Over these support garments came a high waisted cotton or silky soft panties. A slip, either full or half size and trimmed in lace, wasn’t just pretty — it helped clothing hang smoothly on the body.
Nightwear such as long nightgowns, short babydoll nighties, pajamas, robes and peignoir sets brought glamour into the bedroom. Silky gowns trimmed in lace and marabou feathers with a matching pair of mule slippers were what all the Hollywood ladies were wearing. More about 1950s sleepwear and loungewear styles.
1950s Fashion Accessories
No 1950s woman could leave the house without the perfect combination of accessories. Matching accessories were a big deal, although there were a few years where choosing a complementary color accessory was preferred over matching. Black, brown, or white accessories were the most versatile for any outfit.
Most mature women still wore hats in the 1950s. They were small flat straw or felt hats with adornments of flowers, feathers, or bows. Decorations were simple. Hats were designed with light materials so that they perched on top of the latest bouffant hairstyles. Some were crescent shapes that saddled the head. Others were plate-shaped or round bowl-shaped. Lace, velvet, felt, fine straw, brushed fur, and mesh provided the foundation for most small hats.
Small hats with veils are often called fascinator hats today, a term that was not used in the 1950s. There were also whimsies (I love that word), which were headbands or clips of hat-like materials that gave the suggestion of a hat but it did not compress the hair like most hats did.
Other ’50s hat styles included the pillbox hat with tall, rounded edges. The beret made of knit or fuzzy wool circled the head on teens and young women. Plate or saucer hats were the flattest hat and created a halo effect, framing a woman’s face and showing off her dramatic makeup. But it was the bucket hat, called a cloche hat, that was made famous by Audrey Hepburn. It sat on top of the head and added height, yet allowed hair to peek out and around the neck.
In summer, the cartwheel hat or garden hat covered in flowers mimicked the Edwardian era picture hats (think Kentucky Derby style).
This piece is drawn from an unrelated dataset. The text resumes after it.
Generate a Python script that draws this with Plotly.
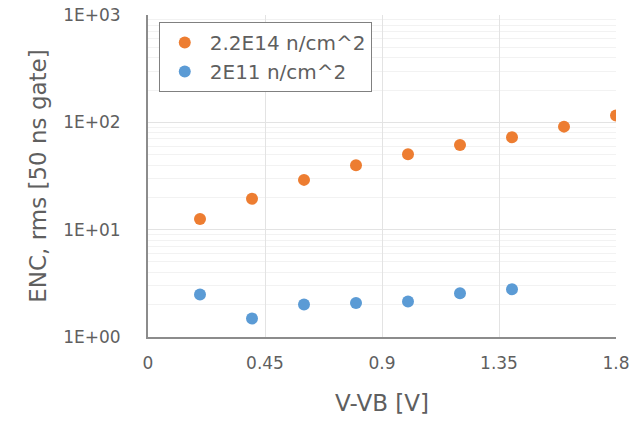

They were big, with low crowns and wide brims perfect for sunshade.
An alternative to a hat would be a flower to one side or on the center of the crown. This is especially popular with the pin-up look. A hair bandana or silk scarf tied up around the entire head or like a headband was another casual hair accessory. 1950s teenagers also wore wide headbands to hold back long hair and emphasize the flip hairstyle. Shop 1950s hair flowers and accessories.
Gloves & Handbags
The other item a woman never left home without was a pair of gloves. Again, white was the best choice for spring and black for winter, but matching gloves to hats and purses was also popular.
Gloves were a cotton material that was thick enough to maintain shape. They were wrist length with straight, scalloped, or ruffled edges.
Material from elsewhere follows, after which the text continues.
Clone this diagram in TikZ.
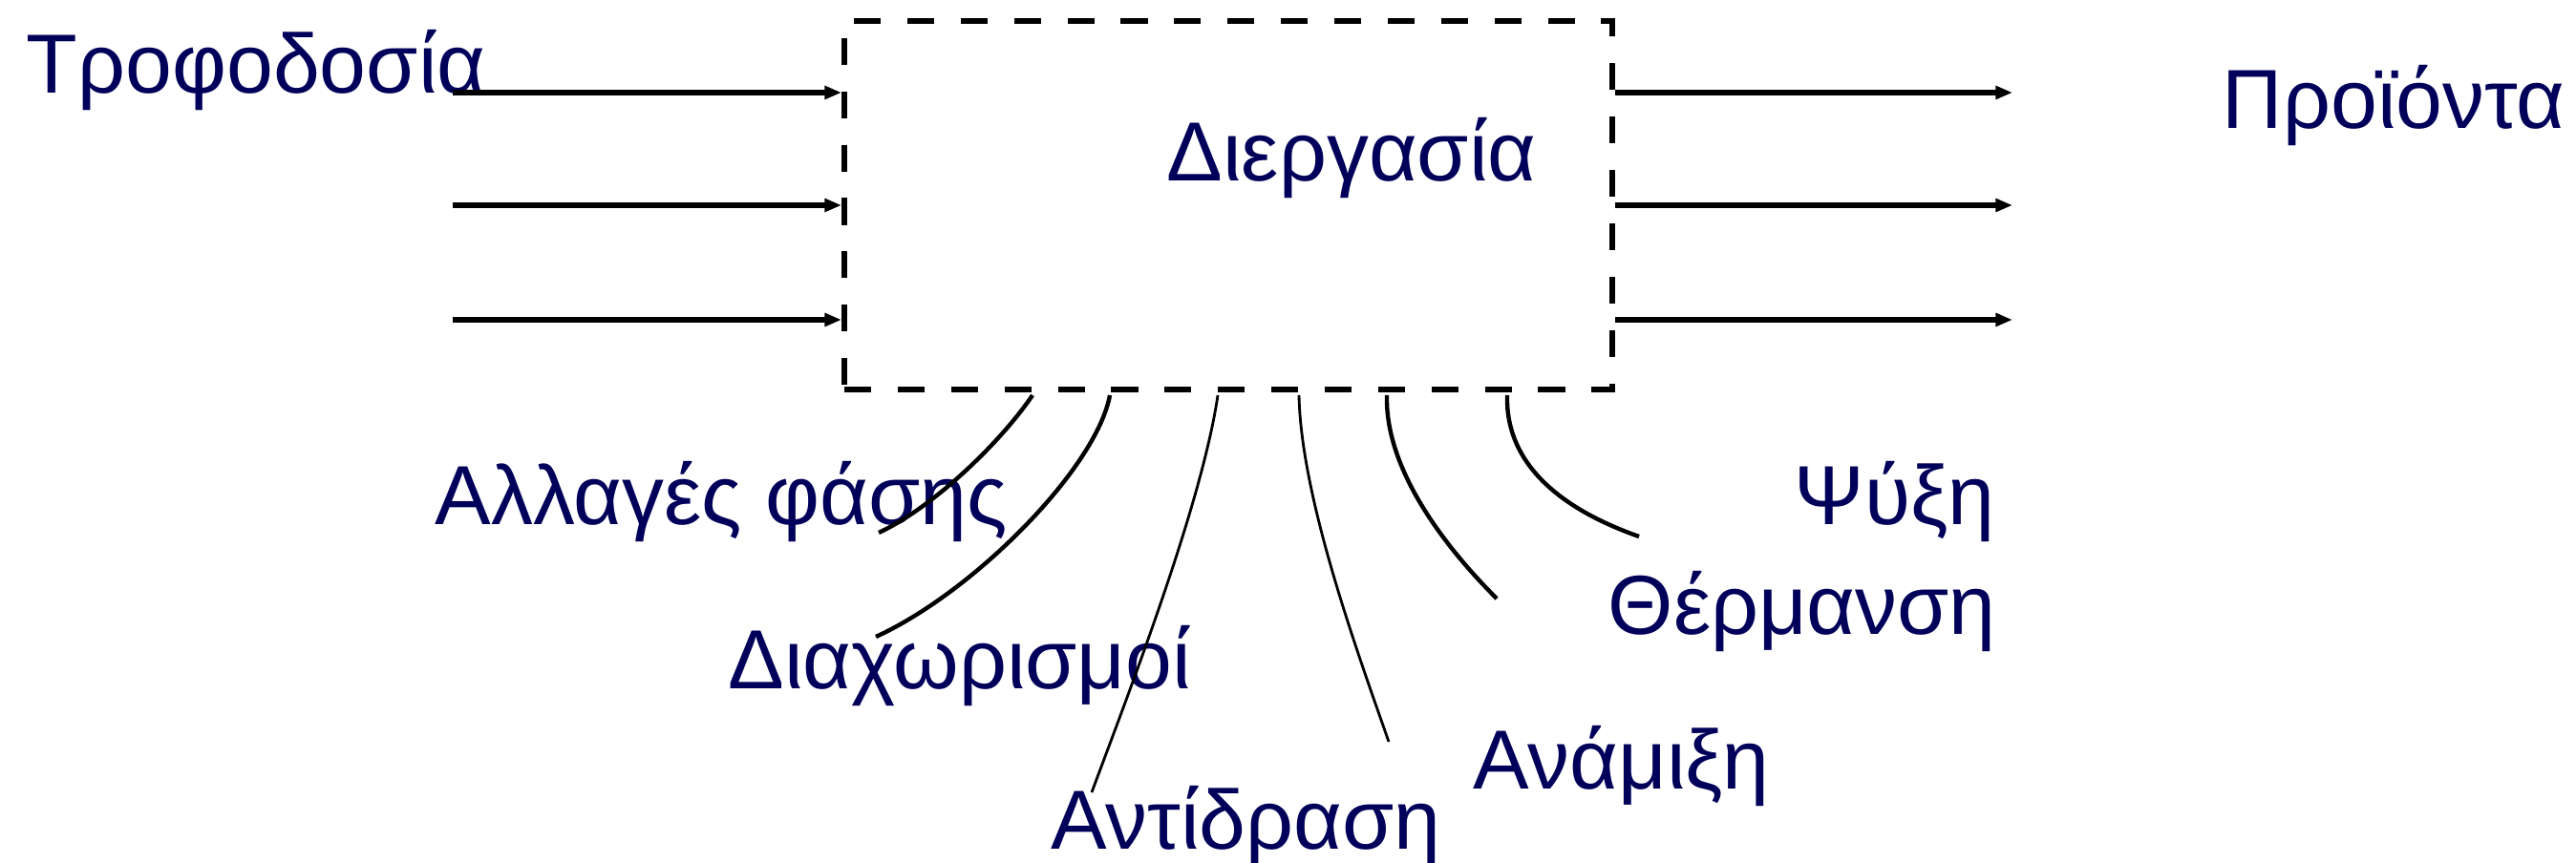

I love vintage gloves, but beware of buying any without trying them on. Women’s hands were smaller/thinner back then, so most gloves don’t fit modern hands well. A local thrift store or vintage clothing shop will give you the best selection you can try on.
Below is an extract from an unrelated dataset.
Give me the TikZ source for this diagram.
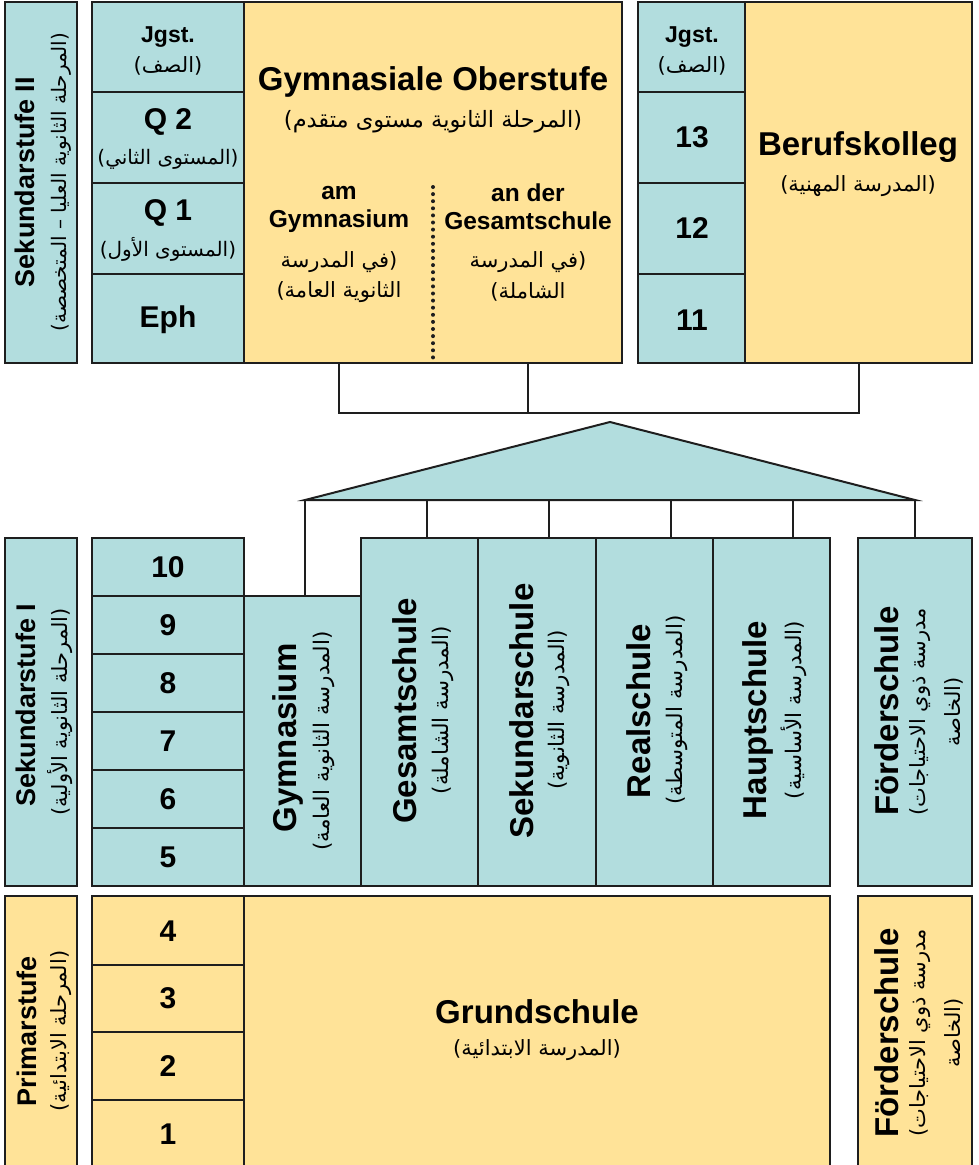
\documentclass[tikz,border=0pt]{standalone}
\usepackage{fontspec}
\setmainfont{Liberation Sans}
\newfontfamily\arfont[Script=Arabic]{DejaVu Sans}
\TeXXeTstate=1
\usetikzlibrary{calc}
\definecolor{bl}{HTML}{B2DDDE}
\definecolor{ye}{HTML}{FFE398}
\definecolor{ln}{HTML}{1E1E1E}
\newcommand\mkbox[6]{\node[bx,fill=#6,minimum width={(#4)-(#2)},minimum height={(#5)-(#3)}] (#1) at ({((#2)+(#4))/2},{((#3)+(#5))/2}) {};}
% visual parentheses (the Arabic font mirrors them)
\newcommand\LP{)}
\newcommand\RP{(}
\tikzset{
  bx/.style={draw=ln, line width=2pt, inner sep=0pt, outer sep=0pt},
  conn/.style={draw=ln, line width=2pt},
  de/.style={inner sep=0pt, text=black, font=\fontsize{#1}{#1}\selectfont\bfseries},
  arab/.style={inner sep=0pt, text=black, font=\arfont\fontsize{#1}{#1}\selectfont},
}
\begin{document}
\begin{tikzpicture}[x=1pt,y=-1pt]
\useasboundingbox (0,0) rectangle (978,1165);
\clip (0,0) rectangle (978,1165);
% ---------- upper section ----------
\mkbox{s2}{5}{2}{77}{363}{bl}
\mkbox{jg}{92}{2}{244}{92}{bl}
\mkbox{q2}{92}{92}{244}{183}{bl}
\mkbox{q1}{92}{183}{244}{274}{bl}
\mkbox{eph}{92}{274}{244}{363}{bl}
\mkbox{gymO}{244}{2}{622}{363}{ye}
\mkbox{jgr}{638}{2}{745}{92}{bl}
\mkbox{g13}{638}{92}{745}{183}{bl}
\mkbox{g12}{638}{183}{745}{274}{bl}
\mkbox{g11}{638}{274}{745}{363}{bl}
\mkbox{beruf}{745}{2}{972}{363}{ye}
% dotted separator
\draw[ln, line width=4pt, line cap=round, dash pattern=on 0pt off 7.1pt] ($(gymO.north)+(0,185)$) -- ($(gymO.south)+(0,-5)$);
% texts upper
\node[de=27, rotate=90] (ts2) at (25,182) {Sekundarstufe II};
\node[arab=20, rotate=90] (ts2a) at (61,182) {\LP\beginR المرحلة الثانوية العليا – المتخصصة\endR\RP};
\node[de=23] (tjg) at (168,37) {Jgst.};
\node[arab=21] (tjga) at (168,66) {\LP\beginR الصف\endR\RP};
\node[de=30] (tq2) at (168,122) {Q 2};
\node[arab=20] (tq2a) at (168,159) {\LP\beginR المستوى الثاني\endR\RP};
\node[de=30] (tq1) at (168,213) {Q 1};
\node[arab=20] (tq1a) at (168,249) {\LP\beginR المستوى الأول\endR\RP};
\node[de=30] (teph) at (168,320) {Eph};
\node[de=33] (tgo) at (433,82) {Gymnasiale Oberstufe};
\node[arab=22.5] (tgoa) at (433,122) {\LP\beginR المرحلة الثانوية مستوى متقدم\endR\RP};
\node[de=24.5] (tam) at (339,193) {am};
\node[de=24.5] (tamg) at (339,221) {Gymnasium};
\node[arab=21] (tama1) at (339,262) {\beginR في المدرسة\endR\RP};
\node[arab=21] (tama2) at (339,292) {\LP\beginR الثانوية العامة\endR};
\node[de=24.5] (tan) at (528,193) {an der};
\node[de=24.5] (tang) at (528,221) {Gesamtschule};
\node[arab=21] (tana1) at (528,262) {\beginR في المدرسة\endR\RP};
\node[arab=21] (tana2) at (528,292) {\LP\beginR الشاملة\endR};
\node[de=23] (tjgr) at (692,37) {Jgst.};
\node[arab=21] (tjgra) at (692,66) {\LP\beginR الصف\endR\RP};
\node[de=30] (t13) at (692,137) {13};
\node[de=30] (t12) at (692,228) {12};
\node[de=30] (t11) at (692,320) {11};
\node[de=33] (tbk) at (858,147) {Berufskolleg};
\node[arab=21] (tbka) at (858,186) {\LP\beginR المدرسة المهنية\endR\RP};
% ---------- lower section ----------
\mkbox{s1}{5}{538}{77}{886}{bl}
\mkbox{g10}{92}{538}{244}{596}{bl}
\mkbox{g9}{92}{596}{244}{654}{bl}
\mkbox{g8}{92}{654}{244}{712}{bl}
\mkbox{g7}{92}{712}{244}{770}{bl}
\mkbox{g6}{92}{770}{244}{828}{bl}
\mkbox{g5}{92}{828}{244}{886}{bl}
\mkbox{gymL}{244}{596}{361}{886}{bl}
\mkbox{gesL}{361}{538}{478}{886}{bl}
\mkbox{sekL}{478}{538}{596}{886}{bl}
\mkbox{realL}{596}{538}{713}{886}{bl}
\mkbox{hauL}{713}{538}{830}{886}{bl}
\mkbox{foeL}{858}{538}{972}{886}{bl}
% primary
\mkbox{prim}{5}{896}{77}{1168}{ye}
\mkbox{g4}{92}{896}{244}{965}{ye}
\mkbox{g3}{92}{965}{244}{1032}{ye}
\mkbox{g2}{92}{1032}{244}{1100}{ye}
\mkbox{g1}{92}{1100}{244}{1168}{ye}
\mkbox{grund}{244}{896}{830}{1168}{ye}
\mkbox{foeP}{858}{896}{972}{1168}{ye}
% ---------- connectors ----------
\coordinate (c1) at ($(gymO.south west)!0.25!(gymO.south east)$);
\coordinate (c2) at ($(gymO.south west)!0.75!(gymO.south east)$);
\draw[conn] (c1) -- ++(0,50) -| (beruf.south);
\draw[conn] (c2) -- ++(0,50);
\coordinate (tA) at (610,422);
\coordinate (tb1) at (305,500);
\coordinate (tb2) at (427,500);
\coordinate (tb3) at (549,500);
\coordinate (tb4) at (671,500);
\coordinate (tb5) at (793,500);
\coordinate (tb6) at (915,500);
\draw[bx, fill=bl, line join=miter] (tb1) -- (tA) -- (tb6) -- cycle;
\draw[conn] (tb1) -- (tb1 |- gymL.north);
\draw[conn] (tb2) -- (tb2 |- gesL.north);
\draw[conn] (tb3) -- (tb3 |- sekL.north);
\draw[conn] (tb4) -- (tb4 |- realL.north);
\draw[conn] (tb5) -- (tb5 |- hauL.north);
\draw[conn] (tb6) -- (tb6 |- foeL.north);
% texts lower
\node[de=27, rotate=90] (ts1) at (26,705) {Sekundarstufe I};
\node[arab=21, rotate=90] (ts1a) at (60,712) {\LP\beginR المرحلة الثانوية الأولية\endR\RP};
\node[de=30] (t10) at (168,567) {10};
\node[de=30] (t9) at (168,625) {9};
\node[de=30] (t8) at (168,683) {8};
\node[de=30] (t7) at (168,741) {7};
\node[de=30] (t6) at (168,799) {6};
\node[de=30] (t5) at (168,857) {5};
\node[de=33, rotate=90] (tgym) at (288,738) {Gymnasium};
\node[arab=21.5, rotate=90] (tgyma) at (324,741) {\LP\beginR المدرسة الثانوية العامة\endR\RP};
\node[de=33, rotate=90] (tges) at (405,711) {Gesamtschule};
\node[arab=21.5, rotate=90] (tgesa) at (443,710) {\LP\beginR المدرسة الشاملة\endR\RP};
\node[de=33, rotate=90] (tsek) at (522,711) {Sekundarschule};
\node[arab=21.5, rotate=90] (tseka) at (559,710) {\LP\beginR المدرسة الثانوية\endR\RP};
\node[de=33, rotate=90] (treal) at (639,711) {Realschule};
\node[arab=21.5, rotate=90] (treala) at (677,710) {\LP\beginR المدرسة المتوسطة\endR\RP};
\node[de=33, rotate=90] (thau) at (758,720) {Hauptschule};
\node[arab=21.5, rotate=90] (thaua) at (794,710) {\LP\beginR المدرسة الأساسية\endR\RP};
\node[de=33, rotate=90] (tfoe) at (887,711) {Förderschule};
\node[arab=21, rotate=90] (tfoea1) at (920,712) {\LP\beginR مدرسة ذوي الاحتياجات\endR};
\node[arab=21, rotate=90] (tfoea2) at (954,712) {\beginR الخاصة\endR\RP};
% primary texts
\node[de=27, rotate=90] (tpr) at (27,1031) {Primarstufe};
\node[arab=21, rotate=90] (tpra) at (61,1031) {\LP\beginR المرحلة الابتدائية\endR\RP};
\node[de=30] (t4) at (168,931) {4};
\node[de=30] (t3) at (168,998) {3};
\node[de=30] (t2) at (168,1066) {2};
\node[de=30] (t1) at (168,1134) {1};
\node[de=33] (tgr) at (537,1012) {Grundschule};
\node[arab=21] (tgra) at (537,1050) {\LP\beginR المدرسة الابتدائية\endR\RP};
\node[de=33, rotate=90] (tfoe2) at (887,1033) {Förderschule};
\node[arab=21, rotate=90] (tfoe2a1) at (920,1033) {\LP\beginR مدرسة ذوي الاحتياجات\endR};
\node[arab=21, rotate=90] (tfoe2a2) at (954,1033) {\beginR الخاصة\endR\RP};
\end{tikzpicture}
\end{document}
A matching hobo handbag/purse was the iconic style of the 1950s, but it was the novelty bag made of unusual materials (plastic, straw, fabric, or mesh) and in unique shapes (boxes, baskets, or satchels) that have made a lasting impression.
1950s purses are usually small enough to hold just a few key items, although many reproduction bags are bigger for all the stuff we carry today.
In the evenings, small wrist strap or clutch bags with sparkling clasps were elegantly paired with black party dresses. Day or night purses matched other accessories such as shoes, belts, gloves, or hats.
Pearls, pearls, pearls. A small chain of pearls and matching pearl stud earrings were all a woman needed for jewelry. There were plenty of other styles to wear such as beads and stones in mid-century turquoise and coral colors.
Clear or colored plastics, animal shapes, fruit, and flowers were shaped into brooches pinned to dresses or hats. Flowers were also the main theme with matching necklace and earring sets. Bakelite bracelets were cheap and colorful arm decorations.
Most women did not pierce their ears, so wearing clip-on earrings was a must. Large cocktail rings dominated ladies’ fingers, except for wedding rings.
Read more articles on 1950s fashion here.
1950s Makeup and Hairstyles
The 1950s makeup look is a fun one to recreate. While it’s mostly based on a woman’s natural beauty, the eyebrows are shaped into a nice arch, the eyes exaggerated with the iconic wingtip, and lips are soft and full. Learn how to recreate a natural 1950s makeup look here.
Hairstyles were inspired by the Italian cut, a short fluffy curl set. There were also style for long hair, shoulder length hair and very short pixie cuts. Learn more about 1950s hairstyles.
Shop 1950s Style Clothing
Need some 1950s outfit ideas? Try one of these combinations or read this article with even more outfits.
- Day dress (polka dots?), cardigan sweater, saddle shoes, white socks.
- Outing dress, matching belt, hat, gloves, kitten heel shoes.
- Skirt, blouse, cinch belt, Mary Jane shoes, small hat.
- Cocktail dress, pearls, high heel pumps, long gloves.
- Cigarette or capri pants, knit top, ballet flats.
- High waist shorts, halter top, wedge sandals, hair accessory.